The three main elements that need to be considered for the purpose of deferred tax recognition in YE2023 accounts are: 

1. Economic transition adjustment (“ETA”)

The ETA election allows for an adjustment equal to the difference between the fair market value of assets and liabilities as at the Basis Adjustment Valuation Date (30 September 2023) and the carrying value of those assets and liabilities as at that date.

In relation to intangible assets (excluding goodwill), the transitional adjustment will be deducted over a 10-year spreading period.
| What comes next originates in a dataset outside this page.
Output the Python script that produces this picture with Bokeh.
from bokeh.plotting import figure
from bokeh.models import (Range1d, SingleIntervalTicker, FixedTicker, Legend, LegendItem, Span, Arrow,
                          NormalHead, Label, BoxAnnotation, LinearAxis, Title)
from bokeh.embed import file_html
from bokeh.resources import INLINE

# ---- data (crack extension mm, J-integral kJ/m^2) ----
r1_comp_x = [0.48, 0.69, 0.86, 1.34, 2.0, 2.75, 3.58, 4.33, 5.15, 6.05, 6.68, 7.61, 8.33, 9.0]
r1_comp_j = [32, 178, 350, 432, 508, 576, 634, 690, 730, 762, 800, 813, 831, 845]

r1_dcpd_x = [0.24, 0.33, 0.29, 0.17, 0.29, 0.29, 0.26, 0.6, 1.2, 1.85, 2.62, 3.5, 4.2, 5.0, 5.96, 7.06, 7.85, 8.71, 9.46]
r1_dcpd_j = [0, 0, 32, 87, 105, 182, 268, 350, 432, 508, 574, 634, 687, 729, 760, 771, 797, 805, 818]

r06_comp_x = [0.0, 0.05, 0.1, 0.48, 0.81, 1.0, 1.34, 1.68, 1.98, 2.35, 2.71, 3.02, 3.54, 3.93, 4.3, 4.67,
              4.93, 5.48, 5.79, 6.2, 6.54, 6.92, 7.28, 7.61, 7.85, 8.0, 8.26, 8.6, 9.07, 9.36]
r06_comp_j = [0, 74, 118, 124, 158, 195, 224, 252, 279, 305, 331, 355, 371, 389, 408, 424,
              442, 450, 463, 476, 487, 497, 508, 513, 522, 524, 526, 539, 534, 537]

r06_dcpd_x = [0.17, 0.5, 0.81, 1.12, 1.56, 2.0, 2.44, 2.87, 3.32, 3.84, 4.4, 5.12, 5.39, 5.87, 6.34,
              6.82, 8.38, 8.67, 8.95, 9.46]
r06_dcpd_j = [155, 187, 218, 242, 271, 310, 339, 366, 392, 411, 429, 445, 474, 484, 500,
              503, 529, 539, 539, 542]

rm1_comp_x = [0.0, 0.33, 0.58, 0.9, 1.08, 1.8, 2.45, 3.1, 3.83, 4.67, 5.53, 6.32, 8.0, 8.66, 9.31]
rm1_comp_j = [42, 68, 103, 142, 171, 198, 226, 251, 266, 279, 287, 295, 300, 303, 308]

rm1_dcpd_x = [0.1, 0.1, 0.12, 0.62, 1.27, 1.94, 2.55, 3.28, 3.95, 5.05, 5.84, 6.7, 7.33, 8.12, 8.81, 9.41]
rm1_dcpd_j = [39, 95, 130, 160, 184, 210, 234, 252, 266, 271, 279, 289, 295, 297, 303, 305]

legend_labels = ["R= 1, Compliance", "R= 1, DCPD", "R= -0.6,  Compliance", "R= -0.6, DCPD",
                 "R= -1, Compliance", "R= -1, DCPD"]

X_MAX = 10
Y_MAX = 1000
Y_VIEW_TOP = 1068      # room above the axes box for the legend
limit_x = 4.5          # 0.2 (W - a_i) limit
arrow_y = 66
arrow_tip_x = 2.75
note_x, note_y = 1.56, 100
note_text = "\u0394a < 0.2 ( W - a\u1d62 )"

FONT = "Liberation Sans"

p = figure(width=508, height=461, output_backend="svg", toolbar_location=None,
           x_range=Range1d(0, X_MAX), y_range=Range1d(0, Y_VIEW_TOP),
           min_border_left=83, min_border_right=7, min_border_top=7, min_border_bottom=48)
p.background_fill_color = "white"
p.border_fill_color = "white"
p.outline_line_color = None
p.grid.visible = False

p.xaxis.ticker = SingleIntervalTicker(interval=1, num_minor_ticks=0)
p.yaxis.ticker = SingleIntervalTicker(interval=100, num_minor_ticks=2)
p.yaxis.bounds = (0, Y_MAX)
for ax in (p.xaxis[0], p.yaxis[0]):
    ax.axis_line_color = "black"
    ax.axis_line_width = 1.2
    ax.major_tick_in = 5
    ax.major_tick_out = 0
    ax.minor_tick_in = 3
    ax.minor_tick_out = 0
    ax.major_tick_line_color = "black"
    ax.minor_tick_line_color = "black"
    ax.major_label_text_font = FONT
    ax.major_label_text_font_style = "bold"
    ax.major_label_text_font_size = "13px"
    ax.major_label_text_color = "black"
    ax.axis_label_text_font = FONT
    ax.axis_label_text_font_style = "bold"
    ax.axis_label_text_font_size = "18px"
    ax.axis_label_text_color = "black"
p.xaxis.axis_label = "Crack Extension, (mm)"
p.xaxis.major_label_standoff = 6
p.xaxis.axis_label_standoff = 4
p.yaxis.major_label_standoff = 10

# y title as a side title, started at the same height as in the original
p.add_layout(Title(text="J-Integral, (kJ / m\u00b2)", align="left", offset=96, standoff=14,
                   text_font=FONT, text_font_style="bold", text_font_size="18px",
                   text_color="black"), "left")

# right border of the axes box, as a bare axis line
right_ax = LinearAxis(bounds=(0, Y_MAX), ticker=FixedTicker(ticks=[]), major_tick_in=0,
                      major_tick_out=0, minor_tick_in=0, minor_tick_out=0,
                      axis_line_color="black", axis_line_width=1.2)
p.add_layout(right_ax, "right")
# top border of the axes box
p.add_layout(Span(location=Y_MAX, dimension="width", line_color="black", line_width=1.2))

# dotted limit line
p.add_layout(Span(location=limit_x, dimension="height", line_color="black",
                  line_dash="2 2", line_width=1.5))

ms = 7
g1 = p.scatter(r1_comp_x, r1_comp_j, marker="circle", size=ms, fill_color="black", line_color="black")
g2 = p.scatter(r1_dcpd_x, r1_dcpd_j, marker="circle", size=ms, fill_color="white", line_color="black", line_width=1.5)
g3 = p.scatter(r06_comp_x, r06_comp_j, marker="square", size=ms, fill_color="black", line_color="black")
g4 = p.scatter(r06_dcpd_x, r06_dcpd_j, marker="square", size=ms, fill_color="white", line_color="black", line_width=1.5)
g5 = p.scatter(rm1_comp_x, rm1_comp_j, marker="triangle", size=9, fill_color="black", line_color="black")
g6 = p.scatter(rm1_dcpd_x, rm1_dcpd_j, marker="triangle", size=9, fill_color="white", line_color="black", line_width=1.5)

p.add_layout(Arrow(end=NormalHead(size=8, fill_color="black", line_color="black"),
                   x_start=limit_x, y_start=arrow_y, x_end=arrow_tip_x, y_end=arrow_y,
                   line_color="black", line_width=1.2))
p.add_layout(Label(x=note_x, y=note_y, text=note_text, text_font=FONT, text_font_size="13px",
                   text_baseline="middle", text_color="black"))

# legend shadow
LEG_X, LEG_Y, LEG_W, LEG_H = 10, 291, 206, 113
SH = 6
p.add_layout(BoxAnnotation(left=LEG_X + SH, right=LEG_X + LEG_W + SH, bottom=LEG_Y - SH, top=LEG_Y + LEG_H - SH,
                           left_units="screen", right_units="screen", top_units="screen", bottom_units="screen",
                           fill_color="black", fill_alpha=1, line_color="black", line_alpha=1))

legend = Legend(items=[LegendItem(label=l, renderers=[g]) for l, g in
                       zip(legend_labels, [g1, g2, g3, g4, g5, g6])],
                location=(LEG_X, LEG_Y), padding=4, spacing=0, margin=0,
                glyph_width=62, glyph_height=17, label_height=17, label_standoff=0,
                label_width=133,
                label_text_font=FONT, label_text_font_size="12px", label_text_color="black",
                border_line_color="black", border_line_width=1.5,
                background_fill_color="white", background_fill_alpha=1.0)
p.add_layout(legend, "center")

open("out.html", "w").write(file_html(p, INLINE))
The amount of the economic transition adjustment shall be restricted to 80% of the positive taxable income for the Bermudian constituent entity before applying loss carry forwards. Any unutilised transitional adjustment amounts can be carried forward indefinitely and offset against future profits.

2. IFRS 17 and US GAAP Long Duration Targeted Improvements (“LDTI”)

A specific elective rule will be introduced to deal with the implementation of IFRS 17 (which took effect on 1 January 2023) and the US GAAP equivalent, LDTI (due in 2025). The election would look to spread the unamortised proportion of the IFRS 17 transition which has not unwound as at the implementation date of the CIT over a straight line 10-year period or later adjustments such as LDTI, also over 10 years.

3. Opening tax loss carry forward

The regime allows for the inclusion of an opening tax loss carry-forward calculated based on the taxable losses that would have been incurred in the five years prior to the commencement of the regime (2020 – 2025). An election to ensure losses are utilised only when it is helpful to do so is expected.

Determining deferred tax balances for YE2023 and YE2024 is no small exercise especially if a group elects for Bermuda tax GAAP to be different to the financial statements GAAP. An approach will need to be agreed upon with statutory auditors ahead of year-end and consideration given to whether any elections need to have been made, or at least Board approved, in order to recognise the deferred tax balances in those financial statements.

Key features of the regime

Whilst the regime broadly follows the Pillar 2 – GloBE rules, there are several unique and useful flexible elements, which we have set out below:

Matching election

An election will be available to match the carrying value of assets and liabilities predominantly for use where there are accounting mismatches under the accounting standard which could result in inappropriate volatility of the tax base. The election is intended to be flexible and can be made over groups of assets and associated liabilities. There will be provisions to ensure there is no double tax or relief if the election covers assets and liabilities also covered by the economic transition adjustment election.

Realisation basis

An election can be made to treat assets and/or liabilities on a realisation basis for tax purposes. The election can be made on an entity basis, or for particular assets or liabilities within the company and reinsurers will be able to use the election for funds withheld and modified co-insurance contracts.

Use of alternative GAAP

Computations should be completed under the GAAP used for consolidated accounts; however the rules will allow for an election to use an alternative GAAP provided the permanent differences arising are not in excess of $1m (or are adjusted). We expect most differences to be timing differences, so any adjustments would be minimal, and this flexibility may be worth considering.

Constituent entity groups

The tax returns should be calculated on a group basis, however a separate constituent entity group will be formed for:

  • Flow-through entities which are not ultimate parent entities.
  • All Investment or Insurance Investment entities, which are neither Tax Transparent Entities nor subject to an Investment Entity Tax Transparency or Taxable Distribution Method Election are combined in a separate Bermuda Constituent Entity Group.
  • All other entities form a single group.

There is an election to apply alternative groupings which may be necessary before 31 December 2023, in order to finalise the deferred tax position.